ABSTRACT

We know that tomorrow will not be like today. That is one of the few certainties of the present period. We can perceive only dimly what the day after that tomorrow is likely to be like. That wasn’t always the case, as I suggested in the preface. I knew, in my early teenage, that I would, once I’d finished my apprenticeship as a furrier, become a journeyman in ‘my trade’, and that I could become a master craftsman if I chose that path. The fact that things turned out differently for me did not challenge the certainty: it was just a thing that happened, which could easily be accommodated in that rock-solid edifice of how we knew things were. Of course, the event that made things different for me was my parents’ emigration, from Germany to Australia, which was itself a tiny part of the unmaking of the postwar world. It dislodged me from certainty, even though I continued working in ‘my trade’, somewhat incongruously in hot Newcastle, New South Wales, for another ten years.
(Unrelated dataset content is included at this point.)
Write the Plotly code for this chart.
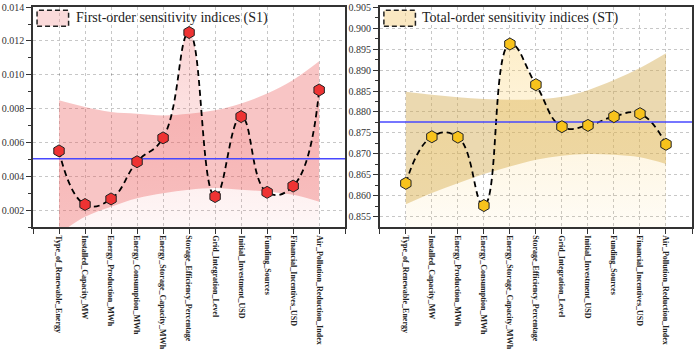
import plotly.graph_objects as go
from plotly.subplots import make_subplots

categories = ["Type_of_Renewable_Energy", "Installed_Capacity_MW", "Energy_Production_MWh",
              "Energy_Consumption_MWh", "Energy_Storage_Capacity_MWh", "Storage_Efficiency_Percentage",
              "Grid_Integration_Level", "Initial_Investment_USD", "Funding_Sources",
              "Financial_Incentives_USD", "Air_Pollution_Reduction_Index"]

s1_values = [0.0055, 0.00233, 0.00266, 0.00486, 0.00627, 0.0125, 0.0028, 0.00753, 0.00305, 0.00342, 0.0091]
st_values = [0.8630, 0.8741, 0.8740, 0.8577, 0.8962, 0.8865, 0.8765, 0.8768, 0.8789, 0.8796, 0.8723]

s1_band_upper = [0.0085, 0.0081, 0.0078, 0.0077, 0.0076, 0.0077, 0.0079, 0.0083, 0.0089, 0.0097, 0.0108]
s1_band_lower = [0.0006, 0.0016, 0.0022, 0.0027, 0.0030, 0.0032, 0.0033, 0.0032, 0.0031, 0.0029, 0.0025]
st_band_upper = [0.8848, 0.8841, 0.8835, 0.8831, 0.8829, 0.8830, 0.8836, 0.8852, 0.8876, 0.8905, 0.8940]
st_band_lower = [0.8580, 0.8607, 0.8630, 0.8652, 0.8670, 0.8686, 0.8696, 0.8700, 0.8698, 0.8692, 0.8676]

s1_ref = 0.00503
st_ref = 0.8776

s1_range = [0.001, 0.01401]
st_range = [0.8526, 0.90501]
s1_ticks = [0.002, 0.004, 0.006, 0.008, 0.010, 0.012, 0.014]
st_ticks = [0.855, 0.860, 0.865, 0.870, 0.875, 0.880, 0.885, 0.890, 0.895, 0.900, 0.905]

legend_labels = ["First-order sensitivity indices (S1)", "Total-order sensitivity indices (ST)"]

x = list(range(len(categories)))
x_range = [-1, len(categories)]

SERIF = "Liberation Serif, Times New Roman, serif"

panels = [
    dict(vals=s1_values, up=s1_band_upper, lo=s1_band_lower, ref=s1_ref, yr=s1_range, ticks=s1_ticks,
         fmt=".3f", band="rgba(235,85,85,0.34)", grad0="rgba(240,100,100,0.03)", grad1="rgba(240,100,100,0.28)",
         mk="#ee3333", sw="rgba(244,150,150,0.35)", label=legend_labels[0]),
    dict(vals=st_values, up=st_band_upper, lo=st_band_lower, ref=st_ref, yr=st_range, ticks=st_ticks,
         fmt=".3f", band="rgba(210,170,80,0.45)", grad0="rgba(250,200,80,0.03)", grad1="rgba(250,200,80,0.30)",
         mk="#f8c31c", sw="rgba(245,205,120,0.45)", label=legend_labels[1]),
]

fig = make_subplots(rows=1, cols=2, horizontal_spacing=0.0526)

for i, p in enumerate(panels):
    col = i + 1
    # confidence band
    fig.add_trace(go.Scatter(x=x, y=p["lo"], mode="lines", line=dict(width=0, shape="spline"),
                             hoverinfo="skip", showlegend=False), row=1, col=col)
    fig.add_trace(go.Scatter(x=x, y=p["up"], mode="lines", line=dict(width=0, shape="spline"),
                             fill="tonexty", fillcolor=p["band"], hoverinfo="skip", showlegend=False),
                  row=1, col=col)
    # smooth dashed curve with gradient fill
    fig.add_trace(go.Scatter(x=x, y=p["vals"], mode="lines",
                             line=dict(color="black", width=1.8, dash="6px,4px", shape="spline", smoothing=1.3),
                             fill="tozeroy",
                             fillgradient=dict(type="vertical", start=p["yr"][0], stop=max(p["vals"]),
                                               colorscale=[[0, p["grad0"]], [1, p["grad1"]]]),
                             showlegend=False), row=1, col=col)
    # reference line
    fig.add_trace(go.Scatter(x=x_range, y=[p["ref"], p["ref"]], mode="lines",
                             line=dict(color="#4848ff", width=1.5), showlegend=False, hoverinfo="skip"),
                  row=1, col=col)
    # markers
    fig.add_trace(go.Scatter(x=x, y=p["vals"], mode="markers",
                             marker=dict(symbol="hexagon", size=12, color=p["mk"],
                                         line=dict(color="#222222", width=1)),
                             showlegend=False), row=1, col=col)

    xa = "x" if col == 1 else "x2"
    ya = "y" if col == 1 else "y2"
    fig.update_xaxes(range=x_range, tickmode="array", tickvals=list(range(-1, len(categories) + 1)),
                     ticktext=[""] + categories + [""], tickangle=90,
                     tickfont=dict(family=SERIF, size=8, color="#222", weight="bold"),
                     ticks="outside", ticklen=5, tickwidth=1.2, tickcolor="#333",
                     showline=True, linecolor="#333", linewidth=1.5, mirror=True,
                     showgrid=True, gridcolor="rgba(0,0,0,0.22)", griddash="dot", gridwidth=1,
                     zeroline=False, ticklabeloverflow="allow", row=1, col=col)
    fig.update_yaxes(range=p["yr"], tickmode="array", tickvals=p["ticks"],
                     ticktext=[format(t, p["fmt"]) for t in p["ticks"]],
                     tickfont=dict(family=SERIF, size=10, color="#333"),
                     ticks="outside", ticklen=5, tickwidth=1.2, tickcolor="#333",
                     minor=dict(ticks="outside", ticklen=3, tickcolor="#333",
                                dtick=(p["ticks"][1] - p["ticks"][0]) / 2, tick0=p["ticks"][0], showgrid=False),
                     showline=True, linecolor="#333", linewidth=1.5, mirror=True,
                     showgrid=True, gridcolor="rgba(0,0,0,0.22)", griddash="dot", gridwidth=1,
                     zeroline=False, ticklabeloverflow="allow", row=1, col=col)

    # legend drawn as swatch + text
    fig.add_shape(type="rect", xref=f"{xa} domain", yref=f"{ya} domain",
                  x0=0.013, x1=0.114, y0=0.913, y1=0.985,
                  fillcolor=p["sw"], line=dict(color="#222", width=1.5, dash="5px,3px"))
    fig.add_annotation(xref=f"{xa} domain", yref=f"{ya} domain", x=0.13, y=0.949,
                       xanchor="left", yanchor="middle", showarrow=False, text=p["label"],
                       font=dict(family=SERIF, size=14, color="#222"))

fig.update_layout(width=696, height=352, margin=dict(l=29, r=2, t=3, b=112),
                  plot_bgcolor="white", paper_bgcolor="white", showlegend=False)

fig.write_html("out.html")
Emigration, if anything, cemented certainties in those days: one moved from a place of social insecurity to a place of social security-which in the case of emigrants then meant from a place of no (reliable) work to a place of (reliable) work. In the era preceding the Second World War, immigration did not unsettle anything. Immigrant groups formed relatively closed-off, self-contained cultural islands in their new environment. By this they confirmed the continuity and stability of their ethnic and cultural identity, and reciprocally confirmed the stability and continuity of the host society. The certainties in that area of social life had their effects on curricula. If we knew that tomorrow would be as today, we also knew what it was that the young should learn and know. Broadly, they should know what we knew; and value what their elders valued. Curriculum had the function of ensuring that the future would be like the

present, which itself was much the same as the immediate past. We could be relatively clear about the aims and needs of today.